Kaine, who graduated from Harvard Law School 30 years ago, said that few people get to go to work every day and be a hero to someone else.

“But you do,” he told the graduates. “You don’t have to be a Liviu Librescu, risk-your-life hero. You don’t have to be an everyday, full-time, public-interest hero, but whether you are a litigator or whether you are a transaction lawyer or whether you decide to work in the business world or the non-profit world, you have a chance to represent somebody in a case, help a non-profit organization file papers to get their non-profit status so they can do good things, help a family straighten out their financial situations.”

He told the graduates that they would have the opportunity to decide to be a hero again and again, adding that it is “an enormous blessing and an enormous responsibility.”

“W&L tries to inculcate the value of being a hero, but, at this point, that is the everyday choice that you have to make,” he said. “I am here to urge you to make it your choice throughout your career, because, if you do, you will love the opportunity to be a member of the legal profession.”

In their remarks to the graduates, both W&L President Kenneth P. Ruscio and School of Law Dean Nora Demleitner emphasized the difference they believe W&L law graduates bring to the profession.

Demleitner, who presided over her first commencement after becoming the dean in 2012, acknowledged that these are difficult times for young lawyers. “But let me remind you that you are not any lawyer, but a W&L lawyer,” she said. “Why will this make a difference in your future? W&L has a long and proud tradition of educating skillful and ethical lawyers who have the ability to seek not only compensation but justice.”

Added Demleitner: “You are among the most highly educated members of our society, and with that education comes privilege, opportunity—even in difficult economic times—and responsibility. Your first responsibility runs to you. Use your education wisely, build on it and allow others to help you.”

Ruscio closed the ceremony by telling the graduates that their lives should be characterized by “a sense of duty, or obligation, and of a commitment to a greater good.”

Describing the profession of law as a “higher calling,” Ruscio reminded the graduates that the life they have chosen provides them with the capacity to do so much good, “but with real consequences when you do not.”

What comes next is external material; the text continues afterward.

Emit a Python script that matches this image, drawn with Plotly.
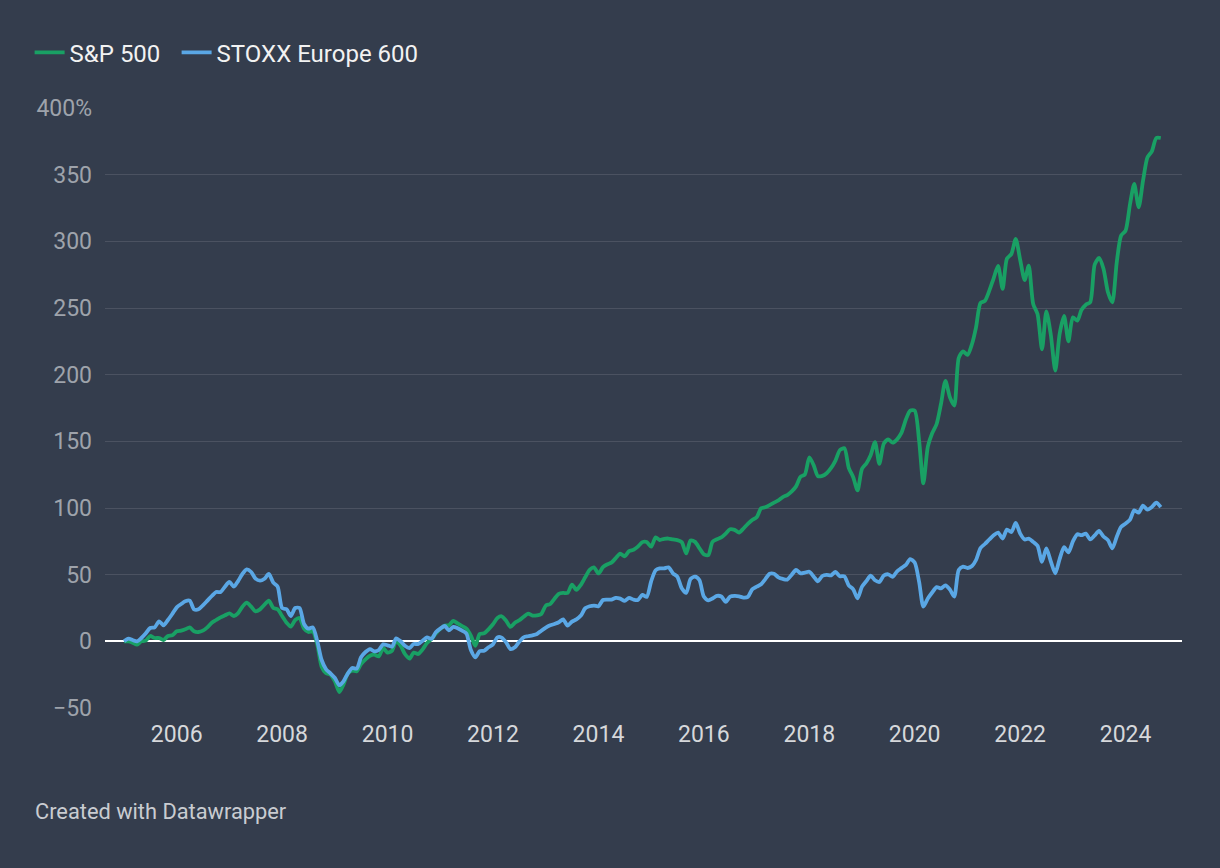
import pandas as pd
import plotly.graph_objects as go

# Monthly values, Jan 2005 - Sep 2024, % change since Jan 2005
sp500 = [
    0, 0, -1, -2.5, 0, 0.5, 4, 2.5, 2.5, 1, 4, 4.5,                      # 2005
    7.5, 8, 9, 10.5, 7.5, 7, 8, 10.5, 14, 16, 18, 19.5,                  # 2006
    21, 19, 21, 26, 29, 26, 22.5, 24, 27.5, 30.5, 25, 24,                # 2007
    19, 14, 11, 16, 17.5, 9.5, 7, 7.5, -2.5, -19, -24, -25,              # 2008
    -30, -38, -32.5, -24, -22, -22.5, -17, -13.5, -10.8, -10, -11.3, -5, # 2009
    -8.5, -7, 0.3, -3.3, -9.5, -13, -8.5, -9.5, -6, -1.3, 1.8, 5.8,      # 2010
    9.3, 11.8, 12, 15.3, 13.5, 11.5, 9.5, 4.3, -3.3, 5.5, 6, 9,          # 2011
    12.8, 17.5, 18.8, 15.5, 10.8, 14, 15.8, 18.5, 20.8, 19.3, 19.5, 20.5,# 2012
    26.8, 28, 31.8, 35.6, 36.3, 36.3, 42.6, 38.6, 42.4, 48, 53.6, 55.4,  # 2013
    50.9, 55.6, 57.6, 59, 62.4, 65.7, 63.7, 67.7, 68.7, 71, 74.4, 74.5,  # 2014
    71, 78, 76, 76.9, 77.1, 76.4, 75.9, 74.4, 65.9, 75.6, 74.6, 69.9,    # 2015
    65.2, 64.7, 74.6, 76.6, 77.9, 80.8, 84.1, 83.6, 81.6, 84.6, 88.1, 91,# 2016
    93, 99.8, 100.5, 102.2, 104, 105.7, 108.2, 109.7, 112.4, 116.2, 123.4, 125.1,  # 2017
    138, 131.8, 123.9, 124.1, 126.1, 130.1, 135.6, 143.5, 144.8, 130.1, 123.1, 113.2,  # 2018
    129.4, 133.6, 139.3, 149.3, 133.1, 148.3, 151.5, 149, 151.5, 156.3, 166.4, 173,    # 2019
    173, 150, 118.5, 146, 156, 163, 178, 195.3, 183, 176.8, 212.5, 217.5,              # 2020
    214.8, 223, 235.5, 253.8, 255.3, 263, 272.3, 281.5, 264.3, 287, 290.5, 301.8,      # 2021
    286, 271, 281.8, 253, 245.5, 219, 247.5, 230, 203, 230.5, 244, 225,                # 2022
    243, 240.5, 248.5, 252.5, 254.3, 282.5, 287.5, 279.5, 261.8, 254.3, 284.3, 304.3,  # 2023
    308, 328, 343, 325.5, 345.5, 363, 367.5, 377.5, 377.5,                             # 2024
]

stoxx600 = [
    0, 2, 1, 0, 2.5, 6, 10, 10.5, 15, 12, 16, 20.5,                      # 2005
    25.5, 28, 30, 30.5, 24, 24, 27, 30.5, 34, 37, 37, 41,                # 2006
    44.5, 41, 45, 50.5, 54, 52, 47, 45.5, 47, 50.5, 44, 41,              # 2007
    25, 24, 19, 25, 25, 13, 9.5, 10.5, 0, -14, -21, -24,                 # 2008
    -27.5, -33, -30, -24, -20, -20.5, -12, -8, -5.8, -7.5, -6.5, -2.3,   # 2009
    -3, -4, 2.3, 0, -3.3, -5, -2, -2, 0.5, 3, 1.8, 6.8,                  # 2010
    9.5, 11.5, 8.3, 10.8, 9.8, 8, 5.8, -6.5, -12, -7.3, -7, -4.5,        # 2011
    -2.3, 3, 2.8, -0.8, -5.8, -4.5, -0.3, 3, 3.8, 4.5, 5.5, 8,           # 2012
    10.3, 12, 13, 14.3, 16.5, 11.8, 14.8, 16.5, 19.3, 24.8, 26.3, 26.8,  # 2013
    26.3, 31, 31.3, 31.3, 32.6, 32, 30.3, 32.6, 31.3, 31, 34.8, 33.3,    # 2014
    45, 53.3, 54.7, 54.7, 55.5, 51, 48.5, 39.8, 36.3, 46.8, 48.5, 46,    # 2015
    33.6, 30.8, 32.1, 34.1, 33.6, 29.6, 33.6, 34.1, 33.8, 32.8, 33.3, 39,# 2016
    41, 42.8, 46.5, 50.7, 50.7, 48, 46.8, 46.3, 50, 53.5, 51, 51.5,      # 2017
    52.2, 48.5, 45, 49, 49.8, 49.5, 52, 48.8, 48.8, 42, 39, 32.3,        # 2018
    41, 45.3, 49.3, 45.8, 44.5, 49.4, 50.3, 48.4, 52.5, 54.9, 57.4, 61.7,# 2019
    59.1, 44.4, 26.1, 32.1, 36.6, 40.7, 39.7, 42, 38.8, 33.6, 53.5, 56,  # 2020
    55, 56.5, 61, 70, 73, 76.4, 79.6, 81.6, 77.1, 83.8, 82, 88.8,        # 2021
    80.8, 76.4, 77.1, 74.6, 71.6, 59.7, 69.7, 60, 51, 61.7, 70.6, 66.7,  # 2022
    74.9, 80.3, 79.6, 80.8, 76.4, 79.4, 82.8, 78.6, 75.9, 69.7, 78.4, 85.8,  # 2023
    88.3, 91.3, 98.3, 96.5, 101.7, 98.8, 100.7, 104, 100.7,                   # 2024
]

months = pd.date_range("2005-01-01", periods=len(sp500), freq="MS")

x_tick_years = [2006, 2008, 2010, 2012, 2014, 2016, 2018, 2020, 2022, 2024]
y_tick_vals = [-50, 0, 50, 100, 150, 200, 250, 300, 350, 400]
y_tick_text = ["\u221250", "0", "50", "100", "150", "200", "250", "300", "350", "400%"]

BG = "#343d4d"
GREEN = "#19a064"
BLUE = "#5aa7e5"
FONT = "Roboto"

fig = go.Figure()
fig.add_trace(go.Scatter(
    x=months, y=sp500, name="S&P 500", mode="lines",
    line=dict(color=GREEN, width=3.8, shape="spline", smoothing=0.7),
    cliponaxis=False, legendwidth=102,
))
fig.add_trace(go.Scatter(
    x=months, y=stoxx600, name="STOXX Europe 600", mode="lines",
    line=dict(color=BLUE, width=3.8, shape="spline", smoothing=0.7),
    cliponaxis=False,
))

fig.update_layout(
    width=1220, height=868,
    paper_bgcolor=BG, plot_bgcolor=BG,
    margin=dict(l=105, r=38, t=108, b=160),
    font=dict(family=FONT, size=23, color="#eeeeee"),
    showlegend=True,
    legend=dict(
        orientation="h", x=-0.070, xanchor="left", y=1.092, yanchor="middle",
        font=dict(family=FONT, size=24, color="#f2f2f2"),
        bgcolor="rgba(0,0,0,0)", itemclick=False, itemdoubleclick=False,
        tracegroupgap=0,
    ),
    xaxis=dict(
        type="date",
        range=["2004-08-22", "2025-01-26"],
        tickvals=[pd.Timestamp(f"{y}-01-01") for y in x_tick_years],
        ticktext=[str(y) for y in x_tick_years],
        showgrid=False, zeroline=False, showline=False, ticks="",
        tickfont=dict(family=FONT, size=23, color="#d6d8db"),
        ticklabelstandoff=10,
        fixedrange=True,
    ),
    yaxis=dict(
        range=[-50, 400],
        tickvals=y_tick_vals, ticktext=y_tick_text,
        showgrid=True, gridcolor="#4b5261", gridwidth=1,
        zeroline=True, zerolinecolor="#ffffff", zerolinewidth=2,
        showline=False, ticks="",
        tickfont=dict(family=FONT, size=23, color="#9ea3ab"),
        ticklabelstandoff=12,
        fixedrange=True,
    ),
    annotations=[dict(
        text="Created with Datawrapper", xref="paper", yref="paper",
        x=-0.067, y=-0.172, xanchor="left", yanchor="middle", showarrow=False,
        font=dict(family=FONT, size=21.8, color="#c9ccd1"),
    )],
)

fig.write_html(
    "out.html",
    config={"displayModeBar": False},
    post_script="document.body.style.margin='0';document.body.style.overflow='hidden';",
)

Ruscio concluded: “Your years at Washington and Lee have prepared you in ways that are not readily apparent today. During our time here, we come to take for granted the benefits of collegiality and civility, or how trust in others leads us to respect for individuals. We tell the truth as a matter of course. When we face a decision about how to behave, we don’t ask first, ‘What are the consequences to me?’ We ask, ‘What is appropriate and right?’ The character of our community develops within us certain habits of the heart.”

The John W. Davis Prize for Law, awarded annually to the student with the highest cumulative grade point average, went to Alan James Wenger, of Columbia, S.C.